►

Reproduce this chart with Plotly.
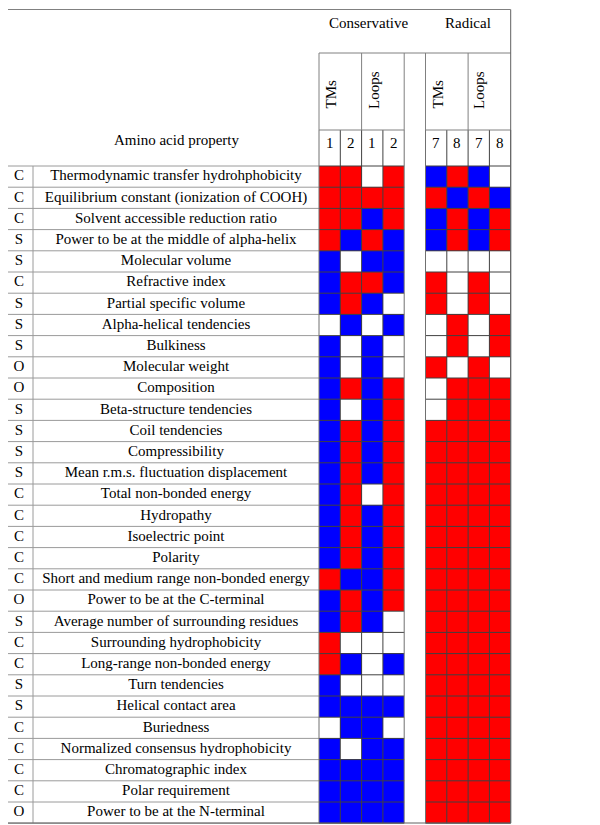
import plotly.graph_objects as go

# ---------------- data ----------------
letters = ["C", "C", "C", "S", "S", "C", "S", "S", "S", "O",
           "O", "S", "S", "S", "S", "C", "C", "C", "C", "C",
           "O", "S", "C", "C", "S", "S", "C", "C", "C", "C", "O"]

properties = [
    "Thermodynamic transfer hydrohphobicity",
    "Equilibrium constant (ionization of COOH)",
    "Solvent accessible reduction ratio",
    "Power to be at the middle of alpha-helix",
    "Molecular volume",
    "Refractive index",
    "Partial specific volume",
    "Alpha-helical tendencies",
    "Bulkiness",
    "Molecular weight",
    "Composition",
    "Beta-structure tendencies",
    "Coil tendencies",
    "Compressibility",
    "Mean r.m.s. fluctuation displacement",
    "Total non-bonded energy",
    "Hydropathy",
    "Isoelectric point",
    "Polarity",
    "Short and medium range non-bonded energy",
    "Power to be at the C-terminal",
    "Average number of surrounding residues",
    "Surrounding hydrophobicity",
    "Long-range non-bonded energy",
    "Turn tendencies",
    "Helical contact area",
    "Buriedness",
    "Normalized consensus hydrophobicity",
    "Chromatographic index",
    "Polar requirement",
    "Power to be at the N-terminal",
]

# R = red, B = blue, W = white ; columns: TMs 1, TMs 2, Loops 1, Loops 2
conservative = ["RRWR", "RRRR", "RRBR", "RBRB", "BWBB", "BRRB", "BRBW", "WBWB",
                "BWBW", "BWBW", "BRBR", "BWBR", "BRBR", "BRBR", "BRBR", "BRWR",
                "BRBR", "BRBR", "BRBR", "RBBR", "BRBR", "BRBW", "RWWW", "RBWB",
                "BWWW", "BBBB", "WBBW", "BWBB", "BBBB", "BBBB", "BBBB"]
# columns: TMs 7, TMs 8, Loops 7, Loops 8
radical = ["BRBW", "RBRB", "BRBR", "BRBR", "WWWW", "RWRW", "RWRW", "WRWR",
           "WRWR", "RWRW", "WRRR", "WRRR", "RRRR", "RRRR", "RRRR", "RRRR",
           "RRRR", "RRRR", "RRRR", "RRRR", "RRRR", "RRRR", "RRRR", "RRRR",
           "RRRR", "RRRR", "RRRR", "RRRR", "RRRR", "RRRR", "RRRR"]

col_labels_cons = ["1", "2", "1", "2"]
col_labels_rad = ["7", "8", "7", "8"]
group_labels = ["Conservative", "Radical"]
region_labels = ["TMs", "Loops", "TMs", "Loops"]
header_label = "Amino acid property"

# ---------------- geometry (page pixel layout -> axis units) ----------------
PAGE_W, PAGE_H = 600, 825
OFF = 8                        # browser body margin around the figure
W, H = PAGE_W - OFF, PAGE_H - OFF
CELL_X0, CW = 319.0, 21.3     # left edge of first cell column, column width
ROW_Y0, RH = 166.0, 21.2      # top edge of first row, row height


def ux(px):
    return -0.5 + (px - CELL_X0) / CW


def uy(py):
    return -0.5 + (py - ROW_Y0) / RH


FONT = "Liberation Serif, Times New Roman, serif"
FS = 15

code = {"W": 0, "R": 1, "B": 2}
z_cons = [[code[c] for c in row] for row in conservative]
z_rad = [[code[c] for c in row] for row in radical]
rows = list(range(len(properties)))
cons_x = [0, 1, 2, 3]
rad_x = [5, 6, 7, 8]

cscale = [[0, "#FFFFFF"], [0.3333, "#FFFFFF"], [0.3333, "#FF0000"],
          [0.6667, "#FF0000"], [0.6667, "#0000FF"], [1, "#0000FF"]]

fig = go.Figure()
for xs, z in ((cons_x, z_cons), (rad_x, z_rad)):
    fig.add_trace(go.Heatmap(z=z, x=xs, y=rows, colorscale=cscale, zmin=0, zmax=2,
                             showscale=False, hoverinfo="skip", xgap=0, ygap=0))

fig.add_trace(go.Scatter(x=[ux(19)] * len(letters), y=rows, text=letters, mode="text",
                         textfont=dict(family=FONT, size=FS, color="black"),
                         hoverinfo="skip", showlegend=False))
fig.add_trace(go.Scatter(x=[ux(176)] * len(properties), y=rows, text=properties, mode="text",
                         textfont=dict(family=FONT, size=FS, color="black"),
                         hoverinfo="skip", showlegend=False))

# ---------------- lines ----------------
shapes = []
LIGHT = "#9a9a9a"
DARK = "#404040"


def hline(y, x0, x1, color, w=1):
    shapes.append(dict(type="line", xref="x", yref="y", x0=x0, x1=x1, y0=y, y1=y,
                       line=dict(color=color, width=w), layer="above"))


def vline(x, y0, y1, color, w=1):
    shapes.append(dict(type="line", xref="x", yref="y", x0=x, x1=x, y0=y0, y1=y1,
                       line=dict(color=color, width=w), layer="above"))


xl, xr = ux(5), 8.5
yt, yb = uy(9.5), uy(823)
n = len(properties)

# row separators in the label area
for r in range(n + 1):
    hline(r - 0.5, xl, -0.5, LIGHT)
vline(ux(33), -0.5, n - 0.5, LIGHT)

# cell grid
for r in range(n + 1):
    hline(r - 0.5, -0.5, 3.5, DARK)
    hline(r - 0.5, 4.5, 8.5, DARK)
for c in [-0.5, 0.5, 1.5, 2.5, 3.5, 4.5, 5.5, 6.5, 7.5, 8.5]:
    vline(c, uy(130), n - 0.5, DARK if c not in (-0.5, 3.5, 4.5, 8.5) else "#707070")

# header lines
hline(uy(53), -0.5, xr, "#808080")
hline(uy(130), -0.5, 3.5, "#808080")
hline(uy(130), 4.5, 8.5, "#808080")
for c in [-0.5, 1.5, 3.5, 4.5, 6.5]:
    vline(c, uy(53), uy(130), "#808080")

# outer border
vline(xl, yt, yb, "#808080")
vline(xr, yt, yb, "#606060")
hline(yt, xl, xr, "#808080")
hline(yb, xl, xr, "#606060")

# ---------------- header text ----------------
ann = []
ann.append(dict(x=ux(176), y=uy(140), text=header_label, showarrow=False,
                xref="x", yref="y", font=dict(family=FONT, size=FS, color="black")))
for lbl, px in zip(group_labels, [368, 468]):
    ann.append(dict(x=ux(px), y=uy(23), text=lbl, showarrow=False, xref="x", yref="y",
                    font=dict(family=FONT, size=FS, color="black")))
for lbl, px in zip(region_labels, [330, 374, 437, 479]):
    ann.append(dict(x=ux(px), y=uy(111), text=lbl, showarrow=False, xref="x", yref="y",
                    textangle=-90, xanchor="center", yanchor="bottom",
                    font=dict(family=FONT, size=FS, color="black")))
for lbl, cx in zip(col_labels_cons + col_labels_rad, cons_x + rad_x):
    ann.append(dict(x=cx, y=uy(143), text=lbl, showarrow=False, xref="x", yref="y",
                    font=dict(family=FONT, size=FS, color="black")))

fig.update_layout(
    width=W, height=H, autosize=False,
    margin=dict(l=0, r=0, t=0, b=0),
    paper_bgcolor="white", plot_bgcolor="white",
    xaxis=dict(range=[ux(OFF), ux(PAGE_W)], visible=False, fixedrange=True),
    yaxis=dict(range=[uy(PAGE_H), uy(OFF)], visible=False, fixedrange=True),
    shapes=shapes, annotations=ann, showlegend=False,
)

fig.write_html("out.html")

◄

◆ **INSTRUCTIONS FOR THE TASK**:
The material above must be printed exactly, with its pictures left out.

◆ **COMPLETE RESPONSE**:
Reproduce this chart with Plotly.
import plotly.graph_objects as go

# ---------------- data ----------------
letters = ["C", "C", "C", "S", "S", "C", "S", "S", "S", "O",
           "O", "S", "S", "S", "S", "C", "C", "C", "C", "C",
           "O", "S", "C", "C", "S", "S", "C", "C", "C", "C", "O"]

properties = [
    "Thermodynamic transfer hydrohphobicity",
    "Equilibrium constant (ionization of COOH)",
    "Solvent accessible reduction ratio",
    "Power to be at the middle of alpha-helix",
    "Molecular volume",
    "Refractive index",
    "Partial specific volume",
    "Alpha-helical tendencies",
    "Bulkiness",
    "Molecular weight",
    "Composition",
    "Beta-structure tendencies",
    "Coil tendencies",
    "Compressibility",
    "Mean r.m.s. fluctuation displacement",
    "Total non-bonded energy",
    "Hydropathy",
    "Isoelectric point",
    "Polarity",
    "Short and medium range non-bonded energy",
    "Power to be at the C-terminal",
    "Average number of surrounding residues",
    "Surrounding hydrophobicity",
    "Long-range non-bonded energy",
    "Turn tendencies",
    "Helical contact area",
    "Buriedness",
    "Normalized consensus hydrophobicity",
    "Chromatographic index",
    "Polar requirement",
    "Power to be at the N-terminal",
]

# R = red, B = blue, W = white ; columns: TMs 1, TMs 2, Loops 1, Loops 2
conservative = ["RRWR", "RRRR", "RRBR", "RBRB", "BWBB", "BRRB", "BRBW", "WBWB",
                "BWBW", "BWBW", "BRBR", "BWBR", "BRBR", "BRBR", "BRBR", "BRWR",
                "BRBR", "BRBR", "BRBR", "RBBR", "BRBR", "BRBW", "RWWW", "RBWB",
                "BWWW", "BBBB", "WBBW", "BWBB", "BBBB", "BBBB", "BBBB"]
# columns: TMs 7, TMs 8, Loops 7, Loops 8
radical = ["BRBW", "RBRB", "BRBR", "BRBR", "WWWW", "RWRW", "RWRW", "WRWR",
           "WRWR", "RWRW", "WRRR", "WRRR", "RRRR", "RRRR", "RRRR", "RRRR",
           "RRRR", "RRRR", "RRRR", "RRRR", "RRRR", "RRRR", "RRRR", "RRRR",
           "RRRR", "RRRR", "RRRR", "RRRR", "RRRR", "RRRR", "RRRR"]

col_labels_cons = ["1", "2", "1", "2"]
col_labels_rad = ["7", "8", "7", "8"]
group_labels = ["Conservative", "Radical"]
region_labels = ["TMs", "Loops", "TMs", "Loops"]
header_label = "Amino acid property"

# ---------------- geometry (page pixel layout -> axis units) ----------------
PAGE_W, PAGE_H = 600, 825
OFF = 8                        # browser body margin around the figure
W, H = PAGE_W - OFF, PAGE_H - OFF
CELL_X0, CW = 319.0, 21.3     # left edge of first cell column, column width
ROW_Y0, RH = 166.0, 21.2      # top edge of first row, row height


def ux(px):
    return -0.5 + (px - CELL_X0) / CW


def uy(py):
    return -0.5 + (py - ROW_Y0) / RH


FONT = "Liberation Serif, Times New Roman, serif"
FS = 15

code = {"W": 0, "R": 1, "B": 2}
z_cons = [[code[c] for c in row] for row in conservative]
z_rad = [[code[c] for c in row] for row in radical]
rows = list(range(len(properties)))
cons_x = [0, 1, 2, 3]
rad_x = [5, 6, 7, 8]

cscale = [[0, "#FFFFFF"], [0.3333, "#FFFFFF"], [0.3333, "#FF0000"],
          [0.6667, "#FF0000"], [0.6667, "#0000FF"], [1, "#0000FF"]]

fig = go.Figure()
for xs, z in ((cons_x, z_cons), (rad_x, z_rad)):
    fig.add_trace(go.Heatmap(z=z, x=xs, y=rows, colorscale=cscale, zmin=0, zmax=2,
                             showscale=False, hoverinfo="skip", xgap=0, ygap=0))

fig.add_trace(go.Scatter(x=[ux(19)] * len(letters), y=rows, text=letters, mode="text",
                         textfont=dict(family=FONT, size=FS, color="black"),
                         hoverinfo="skip", showlegend=False))
fig.add_trace(go.Scatter(x=[ux(176)] * len(properties), y=rows, text=properties, mode="text",
                         textfont=dict(family=FONT, size=FS, color="black"),
                         hoverinfo="skip", showlegend=False))

# ---------------- lines ----------------
shapes = []
LIGHT = "#9a9a9a"
DARK = "#404040"


def hline(y, x0, x1, color, w=1):
    shapes.append(dict(type="line", xref="x", yref="y", x0=x0, x1=x1, y0=y, y1=y,
                       line=dict(color=color, width=w), layer="above"))


def vline(x, y0, y1, color, w=1):
    shapes.append(dict(type="line", xref="x", yref="y", x0=x, x1=x, y0=y0, y1=y1,
                       line=dict(color=color, width=w), layer="above"))


xl, xr = ux(5), 8.5
yt, yb = uy(9.5), uy(823)
n = len(properties)

# row separators in the label area
for r in range(n + 1):
    hline(r - 0.5, xl, -0.5, LIGHT)
vline(ux(33), -0.5, n - 0.5, LIGHT)

# cell grid
for r in range(n + 1):
    hline(r - 0.5, -0.5, 3.5, DARK)
    hline(r - 0.5, 4.5, 8.5, DARK)
for c in [-0.5, 0.5, 1.5, 2.5, 3.5, 4.5, 5.5, 6.5, 7.5, 8.5]:
    vline(c, uy(130), n - 0.5, DARK if c not in (-0.5, 3.5, 4.5, 8.5) else "#707070")

# header lines
hline(uy(53), -0.5, xr, "#808080")
hline(uy(130), -0.5, 3.5, "#808080")
hline(uy(130), 4.5, 8.5, "#808080")
for c in [-0.5, 1.5, 3.5, 4.5, 6.5]:
    vline(c, uy(53), uy(130), "#808080")

# outer border
vline(xl, yt, yb, "#808080")
vline(xr, yt, yb, "#606060")
hline(yt, xl, xr, "#808080")
hline(yb, xl, xr, "#606060")

# ---------------- header text ----------------
ann = []
ann.append(dict(x=ux(176), y=uy(140), text=header_label, showarrow=False,
                xref="x", yref="y", font=dict(family=FONT, size=FS, color="black")))
for lbl, px in zip(group_labels, [368, 468]):
    ann.append(dict(x=ux(px), y=uy(23), text=lbl, showarrow=False, xref="x", yref="y",
                    font=dict(family=FONT, size=FS, color="black")))
for lbl, px in zip(region_labels, [330, 374, 437, 479]):
    ann.append(dict(x=ux(px), y=uy(111), text=lbl, showarrow=False, xref="x", yref="y",
                    textangle=-90, xanchor="center", yanchor="bottom",
                    font=dict(family=FONT, size=FS, color="black")))
for lbl, cx in zip(col_labels_cons + col_labels_rad, cons_x + rad_x):
    ann.append(dict(x=cx, y=uy(143), text=lbl, showarrow=False, xref="x", yref="y",
                    font=dict(family=FONT, size=FS, color="black")))

fig.update_layout(
    width=W, height=H, autosize=False,
    margin=dict(l=0, r=0, t=0, b=0),
    paper_bgcolor="white", plot_bgcolor="white",
    xaxis=dict(range=[ux(OFF), ux(PAGE_W)], visible=False, fixedrange=True),
    yaxis=dict(range=[uy(PAGE_H), uy(OFF)], visible=False, fixedrange=True),
    shapes=shapes, annotations=ann, showlegend=False,
)

fig.write_html("out.html")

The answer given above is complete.